ManipulationC'est vrai que la voix et l'image ne sont pas synchronisées et que des coupes réduisent l'enregistrement à 8'. L'hypothèse d'une vengeance de la part des salafistes? Jelassi la rejette immédiatement. Après l'attaque de l'ambassade américaine à Tunis, le 14 septembre dernier, Rached Ghannouchi avait dû se montrer ferme à l'encontre de ceux qu'il considérait jusque-là comme ses «enfants».

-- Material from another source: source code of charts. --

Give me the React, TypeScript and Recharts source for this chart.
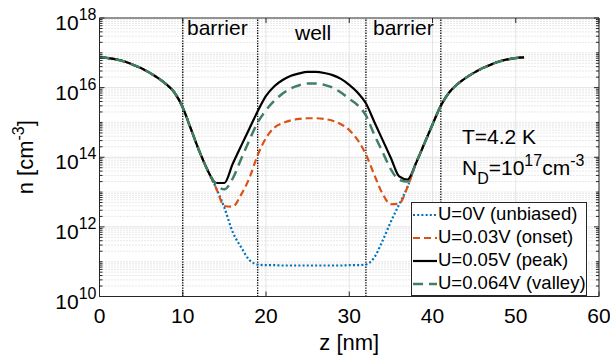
import React from 'react';
import {
  LineChart,
  Line,
  XAxis,
  YAxis,
  CartesianGrid,
  ReferenceLine,
  Legend
} from 'recharts';

// position z [nm]
const zValues = [
  0, 1, 2, 3, 4, 5, 6, 7, 8, 9, 10, 11, 12, 13, 14, 15, 16, 17, 18, 19, 20, 21, 22, 23, 24, 25,
  26, 27, 28, 29, 30, 31, 32, 33, 34, 35, 36, 37, 38, 39, 40, 41, 42, 43, 44, 45, 46, 47, 48, 49, 50, 51
];

// log10 of n [cm^-3]
const logUnbiased = [
  16.87, 16.85, 16.81, 16.75, 16.66, 16.56, 16.43, 16.28, 16.1, 15.86, 15.43, 14.8, 14.17, 13.62,
  13.12, 12.55, 11.85, 11.42, 11.05, 10.92, 10.9, 10.9, 10.89, 10.89, 10.89, 10.89,
  10.89, 10.89, 10.89, 10.89, 10.9, 10.9, 10.92, 11.12, 11.6, 12.15, 12.65, 13.15,
  13.82, 14.38, 14.94, 15.48, 15.86, 16.1, 16.28, 16.43, 16.56, 16.66, 16.75, 16.81, 16.85, 16.87
];
const logOnset = [
  16.87, 16.85, 16.81, 16.75, 16.66, 16.56, 16.43, 16.28, 16.1, 15.86, 15.43, 14.8, 14.17, 13.62,
  13.12, 12.6, 12.58, 12.92, 13.4, 14.06, 14.55, 14.85, 14.98, 15.06, 15.1, 15.12,
  15.12, 15.1, 15.05, 14.95, 14.78, 14.5, 14.08, 13.5, 12.95, 12.65, 12.67, 13.15,
  13.82, 14.38, 14.94, 15.48, 15.86, 16.1, 16.28, 16.43, 16.56, 16.66, 16.75, 16.81, 16.85, 16.87
];
const logPeak = [
  16.87, 16.85, 16.81, 16.75, 16.66, 16.56, 16.43, 16.28, 16.1, 15.86, 15.43, 14.8, 14.17, 13.62,
  13.26, 13.26, 13.81, 14.32, 14.82, 15.32, 15.76, 16.04, 16.22, 16.34, 16.41, 16.45,
  16.45, 16.42, 16.36, 16.25, 16.08, 15.86, 15.55, 15.02, 14.5, 13.98, 13.45, 13.36,
  13.82, 14.38, 14.94, 15.48, 15.86, 16.1, 16.28, 16.43, 16.56, 16.66, 16.75, 16.81, 16.85, 16.87
];
const logValley = [
  16.87, 16.85, 16.81, 16.75, 16.66, 16.56, 16.43, 16.28, 16.1, 15.86, 15.43, 14.8, 14.17, 13.62,
  13.22, 13.08, 13.39, 13.94, 14.49, 15.0, 15.35, 15.62, 15.83, 15.98, 16.07, 16.12,
  16.12, 16.08, 16.0, 15.86, 15.68, 15.5, 15.2, 14.65, 14.15, 13.65, 13.35, 13.3,
  13.82, 14.38, 14.94, 15.48, 15.86, 16.1, 16.28, 16.43, 16.56, 16.66, 16.75, 16.81, 16.85, 16.87
];

const xTicks = [0, 10, 20, 30, 40, 50, 60];
const yMajorTicks = [1e10, 1e12, 1e14, 1e16, 1e18];
const barrierEdges = [10, 19, 32, 41];

const series = [
  { key: 'u0', name: 'U=0V (unbiased)', color: '#0072BD', dash: '2 2.2', width: 2.2 },
  { key: 'u003', name: 'U=0.03V (onset)', color: '#D95319', dash: '7 4', width: 2.2 },
  { key: 'u005', name: 'U=0.05V (peak)', color: '#000000', dash: undefined, width: 2.2 },
  { key: 'u0064', name: 'U=0.064V (valley)', color: '#3f7f62', dash: '10 6', width: 2.5 }
];

const chartData = zValues.map((z, i) => ({
  z,
  u0: 10 ** logUnbiased[i],
  u003: 10 ** logOnset[i],
  u005: 10 ** logPeak[i],
  u0064: 10 ** logValley[i]
}));

// minor log ticks / grid: k * 10^e
const yMinor: number[] = [];
for (let e = 10; e < 18; e++) {
  for (let k = 1; k <= 9; k++) {
    if (k === 1 && e % 2 === 0) continue;
    yMinor.push(k * 10 ** e);
  }
}
const yAllTicks = [...yMajorTicks, ...yMinor].sort((a, b) => a - b);

const W = 610;
const H = 356;
const PLOT_TOP = 18;
const PLOT_RIGHT = 599;
const AXIS = '#262626';
const FONT = '"Liberation Sans", Arial, Helvetica, sans-serif';

const XTick = (props: any) => {
  const { x, y, payload } = props;
  return (
    <g>
      <line x1={x} x2={x} y1={y} y2={y - 5} stroke={AXIS} />
      <line x1={x} x2={x} y1={PLOT_TOP} y2={PLOT_TOP + 5} stroke={AXIS} />
      <text x={x} y={y + 26} textAnchor="middle" fontSize={21} fill="#000" fontFamily={FONT}>
        {payload.value}
      </text>
    </g>
  );
};

const YTick = (props: any) => {
  const { x, y, payload } = props;
  const v = payload.value;
  const major = yMajorTicks.includes(v);
  const len = major ? 5 : 3;
  const exp = Math.round(Math.log10(v));
  return (
    <g>
      <line x1={x} x2={x + len} y1={y} y2={y} stroke={AXIS} />
      <line x1={PLOT_RIGHT} x2={PLOT_RIGHT - len} y1={y} y2={y} stroke={AXIS} />
      {major && (
        <text x={x - 3} y={y + 12} textAnchor="end" fontSize={21} fill="#000" fontFamily={FONT}>
          10
          <tspan dy={-10} fontSize={16}>
            {exp}
          </tspan>
        </text>
      )}
    </g>
  );
};

const YLabel = (props: any) => {
  const vb = props.viewBox || { y: PLOT_TOP, height: 278.5 };
  const cy = vb.y + vb.height / 2;
  return (
    <text transform="rotate(-90)" x={-cy} y={33} textAnchor="middle" fontSize={22} fill="#000" fontFamily={FONT}>
      n [cm
      <tspan dy={-9} fontSize={16}>
        -3
      </tspan>
      <tspan dy={9}>]</tspan>
    </text>
  );
};

const LegendBox = () => (
  <div
    style={{
      width: 174,
      height: 92,
      border: `1px solid ${AXIS}`,
      background: '#fff',
      fontFamily: FONT,
      fontSize: 18.5,
      color: '#000'
    }}
  >
    {series.map((s) => (
      <div key={s.key} style={{ height: 23, display: 'flex', alignItems: 'center' }}>
        <svg width={26} height={10} style={{ flex: 'none' }}>
          <line
            x1={1}
            x2={25}
            y1={5}
            y2={5}
            stroke={s.color}
            strokeWidth={s.width}
            strokeDasharray={s.dash}
          />
        </svg>
        <span style={{ whiteSpace: 'nowrap', lineHeight: 1 }}>{s.name}</span>
      </div>
    ))}
  </div>
);

export default function App() {
  return (
    <div style={{ position: 'absolute', left: 0, top: 0, width: W, height: H, background: '#fff', fontFamily: FONT }}>
      <LineChart width={W} height={H} data={chartData} margin={{ top: PLOT_TOP, right: W - PLOT_RIGHT, bottom: 0, left: 0 }}>
        <CartesianGrid horizontal={false} stroke="#e6e6e6" />
        {yMinor.map((v) => (
          <ReferenceLine key={'m' + v} y={v} stroke="#d2d2d2" strokeDasharray="1 2" />
        ))}
        {yMajorTicks.slice(1, -1).map((v) => (
          <ReferenceLine key={'M' + v} y={v} stroke="#e3e3e3" />
        ))}
        {barrierEdges.map((b) => (
          <ReferenceLine key={'b' + b} x={b} stroke="#000" strokeWidth={1.3} strokeDasharray="1.3 1.3" />
        ))}
        <ReferenceLine y={1e18} stroke={AXIS} />
        <ReferenceLine x={60} stroke={AXIS} />
        <XAxis
          dataKey="z"
          type="number"
          domain={[0, 60]}
          ticks={xTicks}
          interval={0}
          height={59.5}
          tickSize={0}
          tickMargin={0}
          tickLine={false}
          axisLine={{ stroke: AXIS }}
          tick={<XTick />}
          label={{ value: 'z [nm]', position: 'insideBottom', offset: 6, fontSize: 22, fill: '#000', fontFamily: FONT }}
        />
        <YAxis
          scale="log"
          domain={[1e10, 1e18]}
          allowDataOverflow
          ticks={yAllTicks}
          interval={0}
          width={99.5}
          tickSize={0}
          tickMargin={0}
          tickLine={false}
          axisLine={{ stroke: AXIS }}
          tick={<YTick />}
          label={<YLabel />}
        />
        {series.map((s) => (
          <Line
            key={s.key}
            dataKey={s.key}
            name={s.name}
            type="monotone"
            stroke={s.color}
            strokeWidth={s.width}
            strokeDasharray={s.dash}
            dot={false}
            activeDot={false}
            isAnimationActive={false}
          />
        ))}
        <Legend
          layout="horizontal"
          verticalAlign="middle"
          align="center"
          content={<LegendBox />}
          wrapperStyle={{ left: 411, top: 202, width: 176, height: 94 }}
        />
      </LineChart>
      <svg
        width={W}
        height={H}
        style={{ position: 'absolute', left: 0, top: 0, pointerEvents: 'none' }}
        fontFamily={FONT}
        fill="#000"
      >
        <text x={187} y={35} fontSize={21}>barrier</text>
        <text x={295} y={40} fontSize={21}>well</text>
        <text x={373} y={35} fontSize={21}>barrier</text>
        <text x={462} y={144} fontSize={21}>T=4.2 K</text>
        <text x={462} y={175} fontSize={21}>
          N
          <tspan dy={9} fontSize={16}>D</tspan>
          <tspan dy={-9}>=10</tspan>
          <tspan dy={-9} fontSize={16}>17</tspan>
          <tspan dy={9}>cm</tspan>
          <tspan dy={-9} fontSize={16}>-3</tspan>
        </text>
      </svg>
    </div>
  );
}
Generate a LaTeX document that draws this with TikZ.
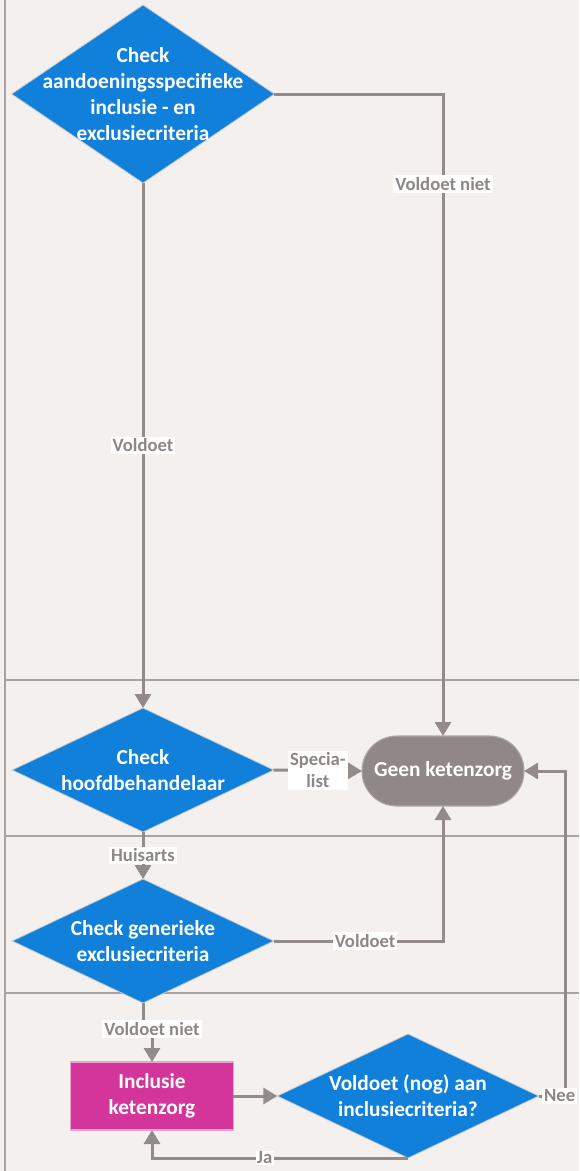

La manipulation semble donc privilégiée au sein du mouvement. Mossab Ben Amar, membre des jeunesses nahdaouis, s'étonnait hier du timing de l'apparition de la première vidéo alors qu'elle est, assure-t-il, en ligne depuis au moins six mois. «Ça n'est pas très surprenant de la voir ressurgir aujourd'hui à deux semaines du 23 octobre (date de la fin prévue de la légitimité de l'Assemblée nationale constituante qui n'aura pas livré la Constitution à temps, NDLR). Ceux qui sont derrière cela sont ceux qui veulent voir l'ANC et le gouvernement dissous, notamment l'Appel de Tunis.»
L'opposition a qualifié mercredi de «très grave» le contenu de la vidéo illustrant «le double discours d'Ennahda». L'ex-premier ministre Béji Caid Essebssi s'est dit ne pas être étonné par une telle vidéo. «On connaissait déjà le fond de la pensée de Rached Ghannouchi.» Pour le parti Ettakatol, démocrate et allié d'Ennahda à la tête du pouvoir, les propos de Ghannouchi sont «dangereux». «C'est un choc», a déclaré son porte-parole, Mohammed Bennour.